In a bid to fix a flooding problem at Tongguan, the Ministry of Water Resources has asked the Sanmenxia Reservoir to play down its operations in Shaanxi Province.
The Weihe River, which joins the Yellow River at Tongguan, has plagued the area with floods believed to be caused by a raised river bed, documents released in Beijing yesterday say.
The document says the floods at Tongguan are mainly caused by water storage of the reservoir and its "unreasonable" operation. Indicating the reservoir could be the cause, the ministry said the river's water levels should be lowered by one or two meters.

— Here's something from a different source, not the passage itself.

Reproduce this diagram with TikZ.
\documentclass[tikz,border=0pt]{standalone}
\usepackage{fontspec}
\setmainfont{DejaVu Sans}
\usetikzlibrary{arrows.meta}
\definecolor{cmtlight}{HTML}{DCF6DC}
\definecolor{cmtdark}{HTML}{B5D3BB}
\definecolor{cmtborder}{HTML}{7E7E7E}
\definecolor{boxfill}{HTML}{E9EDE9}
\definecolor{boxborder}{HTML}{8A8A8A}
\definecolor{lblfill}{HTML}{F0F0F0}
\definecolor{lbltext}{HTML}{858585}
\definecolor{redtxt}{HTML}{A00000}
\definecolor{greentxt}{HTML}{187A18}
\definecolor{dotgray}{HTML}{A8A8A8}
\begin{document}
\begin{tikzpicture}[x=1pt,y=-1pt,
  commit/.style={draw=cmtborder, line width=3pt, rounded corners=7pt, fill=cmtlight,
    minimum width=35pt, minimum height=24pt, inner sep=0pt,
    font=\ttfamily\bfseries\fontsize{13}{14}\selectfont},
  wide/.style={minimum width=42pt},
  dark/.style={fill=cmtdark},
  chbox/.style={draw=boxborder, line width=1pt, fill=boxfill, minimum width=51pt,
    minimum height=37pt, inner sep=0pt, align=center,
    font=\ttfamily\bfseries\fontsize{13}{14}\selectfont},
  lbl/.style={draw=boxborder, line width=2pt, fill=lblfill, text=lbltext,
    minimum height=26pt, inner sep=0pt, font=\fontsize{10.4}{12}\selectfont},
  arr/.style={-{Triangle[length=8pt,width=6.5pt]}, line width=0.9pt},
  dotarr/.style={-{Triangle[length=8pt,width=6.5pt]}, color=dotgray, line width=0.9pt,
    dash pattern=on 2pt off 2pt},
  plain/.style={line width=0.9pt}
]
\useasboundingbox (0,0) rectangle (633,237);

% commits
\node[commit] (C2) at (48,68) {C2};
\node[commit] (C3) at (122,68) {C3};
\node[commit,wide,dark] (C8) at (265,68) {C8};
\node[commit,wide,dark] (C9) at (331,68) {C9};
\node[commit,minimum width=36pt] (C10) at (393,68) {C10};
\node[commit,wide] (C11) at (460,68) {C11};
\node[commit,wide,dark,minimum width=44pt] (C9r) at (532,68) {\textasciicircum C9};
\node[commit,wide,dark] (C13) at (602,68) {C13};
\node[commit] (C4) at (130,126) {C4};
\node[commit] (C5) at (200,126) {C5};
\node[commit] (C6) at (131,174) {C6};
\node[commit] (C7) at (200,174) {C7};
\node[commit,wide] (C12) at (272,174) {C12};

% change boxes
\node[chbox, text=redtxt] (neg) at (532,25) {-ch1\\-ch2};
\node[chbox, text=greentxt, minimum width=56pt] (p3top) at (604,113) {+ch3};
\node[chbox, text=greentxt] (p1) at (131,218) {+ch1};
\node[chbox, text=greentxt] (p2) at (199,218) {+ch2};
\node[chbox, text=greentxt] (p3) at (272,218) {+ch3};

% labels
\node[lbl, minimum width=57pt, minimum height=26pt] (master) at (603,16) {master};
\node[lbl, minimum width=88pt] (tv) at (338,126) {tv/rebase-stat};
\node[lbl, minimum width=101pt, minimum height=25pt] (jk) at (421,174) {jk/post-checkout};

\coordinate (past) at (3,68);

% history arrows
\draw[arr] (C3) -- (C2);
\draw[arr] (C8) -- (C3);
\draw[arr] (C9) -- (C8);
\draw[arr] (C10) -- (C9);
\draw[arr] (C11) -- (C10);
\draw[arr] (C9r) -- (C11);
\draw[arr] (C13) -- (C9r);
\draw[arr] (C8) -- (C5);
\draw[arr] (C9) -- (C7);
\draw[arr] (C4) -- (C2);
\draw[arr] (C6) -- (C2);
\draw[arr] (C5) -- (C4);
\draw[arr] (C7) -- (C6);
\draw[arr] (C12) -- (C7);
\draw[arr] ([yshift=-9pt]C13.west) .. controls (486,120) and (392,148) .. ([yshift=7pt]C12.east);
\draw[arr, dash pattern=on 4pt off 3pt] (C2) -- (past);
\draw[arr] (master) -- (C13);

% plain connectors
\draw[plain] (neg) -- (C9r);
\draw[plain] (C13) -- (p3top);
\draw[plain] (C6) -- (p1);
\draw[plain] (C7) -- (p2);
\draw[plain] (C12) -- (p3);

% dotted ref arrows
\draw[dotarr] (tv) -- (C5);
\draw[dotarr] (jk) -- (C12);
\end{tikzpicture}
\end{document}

Weihe analysts said the document can be taken as the ministry's response to a proposal to stop operation of the reservoir.
Although the ministry hesitated to stop the operation of reservoir - as some experts expected following last summer's deluge along the Weihe - the document was "the clearest official response," insiders say.
"Floods in the Weihe River area cannot be discharged due to the downstream reservoir but can be alleviated by controlling sediments and dredging up the soil on the Weihe," the ministry said.
Senior officials and leading experts responsible for the design of the reservoir have acknowledged that "the reservoir itself was a mistake."
This time, the document made it clear that "in the years ahead, the highest water level of the reservoir should be controlled below 318 meters in non-flood season with its flushing sluices all lifted up during flood season to lower water level in its upstream at Tongguan."
The ministry also suggested moving responsibility for control of ice floods and irrigation water to the Xiaolangdi Reservoir downstream.
The decision means the reservoir authority may have to give up its decades-old and profitable farm irrigation and hydropower generation operations, insiders say.